DATASET CONTENT:

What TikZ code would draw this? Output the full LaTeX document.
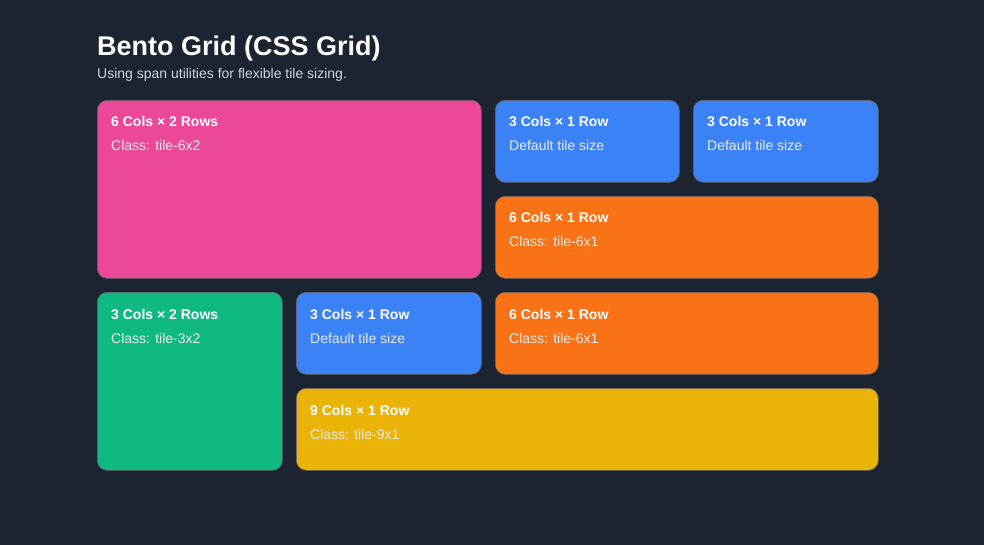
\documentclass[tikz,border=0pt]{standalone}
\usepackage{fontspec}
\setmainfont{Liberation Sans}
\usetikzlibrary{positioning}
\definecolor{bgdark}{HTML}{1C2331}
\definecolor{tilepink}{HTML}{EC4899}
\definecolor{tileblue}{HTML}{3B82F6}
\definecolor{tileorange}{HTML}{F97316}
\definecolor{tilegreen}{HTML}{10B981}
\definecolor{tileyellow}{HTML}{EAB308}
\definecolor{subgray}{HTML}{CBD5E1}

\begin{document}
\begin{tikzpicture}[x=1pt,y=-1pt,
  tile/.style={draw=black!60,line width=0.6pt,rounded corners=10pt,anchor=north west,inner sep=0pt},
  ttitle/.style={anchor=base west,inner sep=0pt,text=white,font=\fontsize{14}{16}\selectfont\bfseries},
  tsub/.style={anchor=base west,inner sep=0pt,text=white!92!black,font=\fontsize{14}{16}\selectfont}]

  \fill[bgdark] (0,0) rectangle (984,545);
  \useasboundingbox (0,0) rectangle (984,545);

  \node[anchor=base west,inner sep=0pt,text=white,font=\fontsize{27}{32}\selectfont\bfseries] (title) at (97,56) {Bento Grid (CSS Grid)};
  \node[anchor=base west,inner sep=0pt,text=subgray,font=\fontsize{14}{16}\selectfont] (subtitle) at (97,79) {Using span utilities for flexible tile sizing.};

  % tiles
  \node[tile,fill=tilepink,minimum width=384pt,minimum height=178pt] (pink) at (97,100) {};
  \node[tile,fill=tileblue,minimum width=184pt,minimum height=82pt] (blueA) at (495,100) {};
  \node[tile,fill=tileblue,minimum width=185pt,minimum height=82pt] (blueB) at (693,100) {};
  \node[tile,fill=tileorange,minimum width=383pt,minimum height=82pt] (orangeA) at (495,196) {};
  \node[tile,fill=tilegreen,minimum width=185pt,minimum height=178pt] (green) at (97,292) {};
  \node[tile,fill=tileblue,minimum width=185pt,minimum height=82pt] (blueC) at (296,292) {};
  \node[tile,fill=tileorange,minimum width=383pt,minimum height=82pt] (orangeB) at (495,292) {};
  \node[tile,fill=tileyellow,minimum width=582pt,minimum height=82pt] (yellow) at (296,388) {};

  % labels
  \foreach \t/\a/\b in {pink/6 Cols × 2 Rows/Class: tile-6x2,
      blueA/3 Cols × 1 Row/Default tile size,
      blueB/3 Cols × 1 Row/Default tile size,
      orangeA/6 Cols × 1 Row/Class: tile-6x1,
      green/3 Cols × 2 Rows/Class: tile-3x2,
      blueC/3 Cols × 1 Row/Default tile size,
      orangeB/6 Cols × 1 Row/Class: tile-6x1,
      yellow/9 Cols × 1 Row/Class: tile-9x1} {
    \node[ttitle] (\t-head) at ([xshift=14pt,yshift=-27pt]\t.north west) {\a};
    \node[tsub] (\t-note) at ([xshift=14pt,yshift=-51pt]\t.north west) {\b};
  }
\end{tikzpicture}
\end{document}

TASK TO CARRY OUT:
Tally the lines of the listing that include "draw". Reply with nothing but the count.

SOLUTION FOR THIS EXERCISE:
2